* start *

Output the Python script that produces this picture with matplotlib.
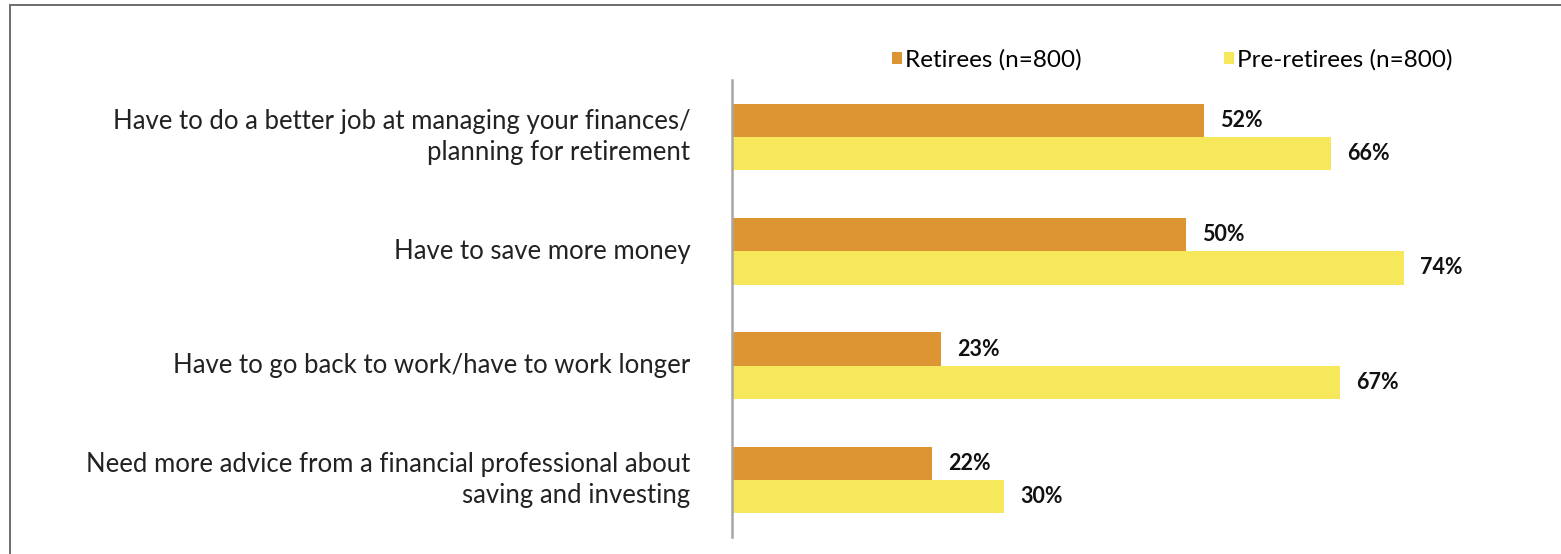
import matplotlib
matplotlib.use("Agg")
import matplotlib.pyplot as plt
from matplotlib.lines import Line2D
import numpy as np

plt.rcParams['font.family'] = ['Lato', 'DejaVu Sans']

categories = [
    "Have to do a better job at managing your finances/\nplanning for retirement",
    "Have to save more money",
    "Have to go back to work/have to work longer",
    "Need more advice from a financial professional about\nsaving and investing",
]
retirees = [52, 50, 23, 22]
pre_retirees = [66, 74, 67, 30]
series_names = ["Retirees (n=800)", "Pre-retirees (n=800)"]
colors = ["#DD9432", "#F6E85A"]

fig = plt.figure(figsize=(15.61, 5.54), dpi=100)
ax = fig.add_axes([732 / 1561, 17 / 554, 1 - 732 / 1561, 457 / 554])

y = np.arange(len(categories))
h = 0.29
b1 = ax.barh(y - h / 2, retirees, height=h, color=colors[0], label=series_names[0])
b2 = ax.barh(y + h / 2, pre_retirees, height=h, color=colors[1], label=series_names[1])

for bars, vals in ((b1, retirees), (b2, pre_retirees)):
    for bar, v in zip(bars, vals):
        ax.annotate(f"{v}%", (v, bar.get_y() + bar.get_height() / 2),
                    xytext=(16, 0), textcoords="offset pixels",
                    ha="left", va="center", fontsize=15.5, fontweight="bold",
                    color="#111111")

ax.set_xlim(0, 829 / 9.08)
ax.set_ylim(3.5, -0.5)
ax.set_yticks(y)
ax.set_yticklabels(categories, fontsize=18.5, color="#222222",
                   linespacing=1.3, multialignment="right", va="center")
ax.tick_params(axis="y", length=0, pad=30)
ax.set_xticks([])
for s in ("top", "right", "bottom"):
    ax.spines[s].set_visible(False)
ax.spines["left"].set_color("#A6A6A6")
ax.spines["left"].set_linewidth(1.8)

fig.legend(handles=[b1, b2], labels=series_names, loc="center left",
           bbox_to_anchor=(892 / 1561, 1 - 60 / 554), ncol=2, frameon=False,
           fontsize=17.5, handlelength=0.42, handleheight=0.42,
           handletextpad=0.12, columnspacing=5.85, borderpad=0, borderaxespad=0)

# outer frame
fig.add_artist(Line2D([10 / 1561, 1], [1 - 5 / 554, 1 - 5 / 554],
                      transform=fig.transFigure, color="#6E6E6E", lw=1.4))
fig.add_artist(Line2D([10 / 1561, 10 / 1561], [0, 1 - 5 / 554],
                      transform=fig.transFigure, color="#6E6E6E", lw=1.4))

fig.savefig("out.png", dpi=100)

* end *

● **Direction**
Repeat, exactly and in full, each line from the start of the data to the line that contains "plt.rcParams['font.family'] = ['Lato', 'DejaVu". Pictures do not go in.

● **Exercise result**
Output the Python script that produces this picture with matplotlib.
import matplotlib
matplotlib.use("Agg")
import matplotlib.pyplot as plt
from matplotlib.lines import Line2D
import numpy as np

plt.rcParams['font.family'] = ['Lato', 'DejaVu Sans']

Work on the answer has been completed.